Mrs. Averbuch, the 24-year-old Riga nurse who recently migrated to Israel after serving a year in prison for alleged anti-Soviet activities, told the Jewish Telegraphic Agency that she had felt “anguish” and “sorrow” about leaving the Soviet Union, but that Israel was “wonderful.” She said that if free emigration were allowed, there would be a “chain reaction” and a “majority” of Jews would leave. Mrs. Averbuch accompanied by her mother, Mrs. Rivka Aleksandrovich, and her husband, Isaiah Averbuch, told a press conference at the airport that “being anti-Semitic is a state policy of Russia.”

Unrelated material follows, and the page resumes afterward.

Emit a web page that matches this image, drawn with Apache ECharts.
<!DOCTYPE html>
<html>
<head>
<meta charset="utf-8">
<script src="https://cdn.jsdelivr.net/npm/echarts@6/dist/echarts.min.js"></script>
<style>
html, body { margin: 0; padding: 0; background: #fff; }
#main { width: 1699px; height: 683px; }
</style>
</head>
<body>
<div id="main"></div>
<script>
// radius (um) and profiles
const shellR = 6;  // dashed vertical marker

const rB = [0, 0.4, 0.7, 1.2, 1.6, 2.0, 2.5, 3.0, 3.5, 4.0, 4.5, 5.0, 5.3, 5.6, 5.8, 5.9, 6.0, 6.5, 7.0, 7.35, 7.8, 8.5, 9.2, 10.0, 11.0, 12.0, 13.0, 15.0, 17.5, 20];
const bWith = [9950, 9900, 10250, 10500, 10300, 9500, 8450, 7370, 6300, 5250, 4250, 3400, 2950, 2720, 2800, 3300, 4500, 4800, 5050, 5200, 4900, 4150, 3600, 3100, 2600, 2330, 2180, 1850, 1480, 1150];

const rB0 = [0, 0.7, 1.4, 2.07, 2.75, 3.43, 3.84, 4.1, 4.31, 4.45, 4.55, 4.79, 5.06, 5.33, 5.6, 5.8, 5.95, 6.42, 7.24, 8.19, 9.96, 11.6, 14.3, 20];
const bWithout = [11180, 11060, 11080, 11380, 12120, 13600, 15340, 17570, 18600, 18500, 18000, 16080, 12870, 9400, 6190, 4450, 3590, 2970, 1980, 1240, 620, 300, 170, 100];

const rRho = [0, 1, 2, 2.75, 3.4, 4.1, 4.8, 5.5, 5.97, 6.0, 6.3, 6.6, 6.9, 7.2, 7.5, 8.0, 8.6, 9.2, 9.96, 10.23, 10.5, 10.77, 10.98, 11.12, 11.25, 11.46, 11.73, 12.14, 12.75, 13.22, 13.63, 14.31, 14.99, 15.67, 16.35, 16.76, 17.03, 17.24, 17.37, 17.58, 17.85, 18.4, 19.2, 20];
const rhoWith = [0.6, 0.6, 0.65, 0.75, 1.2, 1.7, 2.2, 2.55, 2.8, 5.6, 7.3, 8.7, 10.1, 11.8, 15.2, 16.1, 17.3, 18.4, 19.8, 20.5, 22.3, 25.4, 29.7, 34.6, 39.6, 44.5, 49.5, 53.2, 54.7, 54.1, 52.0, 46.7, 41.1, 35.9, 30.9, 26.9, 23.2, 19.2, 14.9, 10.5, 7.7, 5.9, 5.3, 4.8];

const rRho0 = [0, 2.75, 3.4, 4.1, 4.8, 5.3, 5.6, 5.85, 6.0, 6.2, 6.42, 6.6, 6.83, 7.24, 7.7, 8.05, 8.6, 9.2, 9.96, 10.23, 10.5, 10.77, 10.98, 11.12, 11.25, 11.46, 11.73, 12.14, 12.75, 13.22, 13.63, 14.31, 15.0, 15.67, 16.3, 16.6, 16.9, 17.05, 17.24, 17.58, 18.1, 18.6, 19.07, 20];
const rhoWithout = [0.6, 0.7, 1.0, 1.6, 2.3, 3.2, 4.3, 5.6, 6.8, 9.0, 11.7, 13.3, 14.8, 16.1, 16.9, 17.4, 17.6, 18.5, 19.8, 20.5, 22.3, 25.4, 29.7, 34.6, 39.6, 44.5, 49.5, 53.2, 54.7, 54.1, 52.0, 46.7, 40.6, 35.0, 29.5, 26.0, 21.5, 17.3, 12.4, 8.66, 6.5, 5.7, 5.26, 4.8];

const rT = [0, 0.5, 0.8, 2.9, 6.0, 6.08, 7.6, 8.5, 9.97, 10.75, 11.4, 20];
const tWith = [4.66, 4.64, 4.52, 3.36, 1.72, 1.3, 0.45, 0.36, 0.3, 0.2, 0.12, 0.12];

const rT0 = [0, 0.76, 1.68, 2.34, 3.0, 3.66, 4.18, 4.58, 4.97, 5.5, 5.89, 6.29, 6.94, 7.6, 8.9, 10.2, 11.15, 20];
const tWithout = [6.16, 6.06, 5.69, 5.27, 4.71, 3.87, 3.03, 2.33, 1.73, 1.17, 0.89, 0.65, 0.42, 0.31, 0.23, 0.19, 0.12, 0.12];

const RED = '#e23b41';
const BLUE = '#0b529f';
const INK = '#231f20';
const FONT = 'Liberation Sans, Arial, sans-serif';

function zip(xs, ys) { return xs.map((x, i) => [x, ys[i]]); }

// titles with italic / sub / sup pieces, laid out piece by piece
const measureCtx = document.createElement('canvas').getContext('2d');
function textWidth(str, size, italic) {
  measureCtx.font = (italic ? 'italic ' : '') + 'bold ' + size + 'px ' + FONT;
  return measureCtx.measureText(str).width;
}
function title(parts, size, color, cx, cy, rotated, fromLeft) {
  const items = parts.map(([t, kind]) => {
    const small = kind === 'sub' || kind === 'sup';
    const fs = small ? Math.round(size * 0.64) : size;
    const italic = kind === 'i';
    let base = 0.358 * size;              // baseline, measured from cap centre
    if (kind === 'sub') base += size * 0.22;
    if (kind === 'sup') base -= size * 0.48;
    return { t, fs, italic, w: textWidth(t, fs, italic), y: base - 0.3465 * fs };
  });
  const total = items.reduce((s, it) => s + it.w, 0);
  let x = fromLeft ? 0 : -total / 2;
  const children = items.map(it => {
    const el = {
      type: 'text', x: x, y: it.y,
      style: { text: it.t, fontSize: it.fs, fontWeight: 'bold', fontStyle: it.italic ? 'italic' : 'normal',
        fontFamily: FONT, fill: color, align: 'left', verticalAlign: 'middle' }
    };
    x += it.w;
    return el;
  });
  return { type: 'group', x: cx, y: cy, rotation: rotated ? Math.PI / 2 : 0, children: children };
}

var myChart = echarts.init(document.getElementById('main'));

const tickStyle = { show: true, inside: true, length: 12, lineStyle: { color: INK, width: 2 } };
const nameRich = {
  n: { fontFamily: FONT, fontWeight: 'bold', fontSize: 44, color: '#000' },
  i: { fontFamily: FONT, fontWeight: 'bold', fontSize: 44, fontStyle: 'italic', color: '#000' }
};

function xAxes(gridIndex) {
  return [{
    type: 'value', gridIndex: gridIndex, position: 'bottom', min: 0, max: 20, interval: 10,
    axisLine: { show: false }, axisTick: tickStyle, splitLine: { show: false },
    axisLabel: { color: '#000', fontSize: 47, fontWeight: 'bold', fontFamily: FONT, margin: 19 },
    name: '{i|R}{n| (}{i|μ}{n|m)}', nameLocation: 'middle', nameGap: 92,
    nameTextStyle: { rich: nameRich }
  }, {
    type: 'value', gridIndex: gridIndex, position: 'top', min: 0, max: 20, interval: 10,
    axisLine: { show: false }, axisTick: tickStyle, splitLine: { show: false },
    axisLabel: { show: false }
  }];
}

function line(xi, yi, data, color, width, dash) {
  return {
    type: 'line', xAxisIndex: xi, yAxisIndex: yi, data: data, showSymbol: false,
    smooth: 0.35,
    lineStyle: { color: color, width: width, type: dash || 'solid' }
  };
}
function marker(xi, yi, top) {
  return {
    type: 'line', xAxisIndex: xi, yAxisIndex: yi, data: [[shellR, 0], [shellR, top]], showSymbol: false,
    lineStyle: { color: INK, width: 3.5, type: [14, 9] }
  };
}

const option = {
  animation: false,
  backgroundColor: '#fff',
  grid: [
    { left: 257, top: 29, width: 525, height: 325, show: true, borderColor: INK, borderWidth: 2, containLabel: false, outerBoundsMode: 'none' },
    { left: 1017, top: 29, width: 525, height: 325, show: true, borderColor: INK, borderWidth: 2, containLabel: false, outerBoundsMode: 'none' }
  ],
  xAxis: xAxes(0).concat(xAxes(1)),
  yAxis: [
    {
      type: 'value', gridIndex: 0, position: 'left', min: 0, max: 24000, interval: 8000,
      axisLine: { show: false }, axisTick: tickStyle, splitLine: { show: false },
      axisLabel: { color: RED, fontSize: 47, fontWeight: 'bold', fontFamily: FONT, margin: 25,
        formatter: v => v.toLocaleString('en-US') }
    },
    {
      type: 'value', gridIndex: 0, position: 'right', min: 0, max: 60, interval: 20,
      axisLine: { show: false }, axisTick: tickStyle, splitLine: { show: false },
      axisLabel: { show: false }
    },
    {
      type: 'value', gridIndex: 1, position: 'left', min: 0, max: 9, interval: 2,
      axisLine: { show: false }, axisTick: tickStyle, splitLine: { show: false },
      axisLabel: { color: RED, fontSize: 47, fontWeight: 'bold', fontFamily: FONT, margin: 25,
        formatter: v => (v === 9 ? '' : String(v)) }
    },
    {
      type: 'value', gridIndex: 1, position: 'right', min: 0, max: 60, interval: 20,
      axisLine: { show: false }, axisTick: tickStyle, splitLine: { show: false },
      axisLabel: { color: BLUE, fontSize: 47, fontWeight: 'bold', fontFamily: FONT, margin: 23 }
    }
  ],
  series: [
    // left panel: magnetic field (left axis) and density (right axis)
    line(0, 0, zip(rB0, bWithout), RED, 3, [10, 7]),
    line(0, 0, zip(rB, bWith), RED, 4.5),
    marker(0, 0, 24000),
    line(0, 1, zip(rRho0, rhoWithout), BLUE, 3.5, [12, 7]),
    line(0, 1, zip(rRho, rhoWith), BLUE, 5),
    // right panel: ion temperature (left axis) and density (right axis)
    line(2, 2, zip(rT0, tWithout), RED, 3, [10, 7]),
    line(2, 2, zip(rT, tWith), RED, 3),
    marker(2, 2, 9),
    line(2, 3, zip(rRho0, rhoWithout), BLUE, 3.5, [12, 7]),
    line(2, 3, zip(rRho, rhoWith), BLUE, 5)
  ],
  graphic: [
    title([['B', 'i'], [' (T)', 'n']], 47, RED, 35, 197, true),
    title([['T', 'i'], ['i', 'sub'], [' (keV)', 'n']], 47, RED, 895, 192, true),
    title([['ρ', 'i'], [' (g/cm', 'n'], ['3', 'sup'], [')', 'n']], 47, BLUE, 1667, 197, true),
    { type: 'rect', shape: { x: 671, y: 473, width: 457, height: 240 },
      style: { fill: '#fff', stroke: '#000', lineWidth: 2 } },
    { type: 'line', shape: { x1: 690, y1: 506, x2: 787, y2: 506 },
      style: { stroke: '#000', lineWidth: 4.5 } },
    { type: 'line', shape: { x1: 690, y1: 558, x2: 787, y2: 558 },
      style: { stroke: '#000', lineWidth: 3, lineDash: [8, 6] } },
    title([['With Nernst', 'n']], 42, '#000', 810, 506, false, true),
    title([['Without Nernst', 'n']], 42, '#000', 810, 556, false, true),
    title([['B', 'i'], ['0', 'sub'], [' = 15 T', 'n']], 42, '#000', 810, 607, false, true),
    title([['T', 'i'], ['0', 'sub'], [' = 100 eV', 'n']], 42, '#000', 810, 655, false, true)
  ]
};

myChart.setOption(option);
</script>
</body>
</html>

The party then went to the International Synagogue on the airport grounds, operated by the New York Board of Rabbis. The chairman of the synagogue, Rabbi Saul Teplitz, called the trio “modern Maccabees” who “have given all of us strength and courage.” Rabbi Gilbert Klaperman, Chairman of the Greater New York Conference on Soviet Jewry said: “We greet you with brotherly affection.” Rabbi Charles Sheer of Columbia University remarked: “I think it would be an understatement to say that this is a joyful occasion.” Rabbi Avraham Weiss read from a letter he had sent Mrs. Aleksandrovich in Israel two weeks ago but which had not yet arrived: “Our dream has come true, dear Rivka, Ruthie and Isay are free…Your happiness and exhilaration are our happiness and exhilaration… We shall not forget; we shall tell it all.”

Mrs. Aleksandrovich thanked those Americans who had worked for her daughter’s release: “I remember you not with my brain but with my heart,” adding: “But it is not yet enough. Our hearts are still broken. We simply cannot stop. Without exaggeration. Silva (Zalmanson) is dying in prison.” Averbuch joined in a rousing Russian dance with Rabbi Weiss as a hundred men, women and children-led by the band of the Student Struggle for Soviet Jewry-played “Am Yisroel Chai.” “Kachol Velavan,” the Soviet Jewry anthem, and Hatikvah.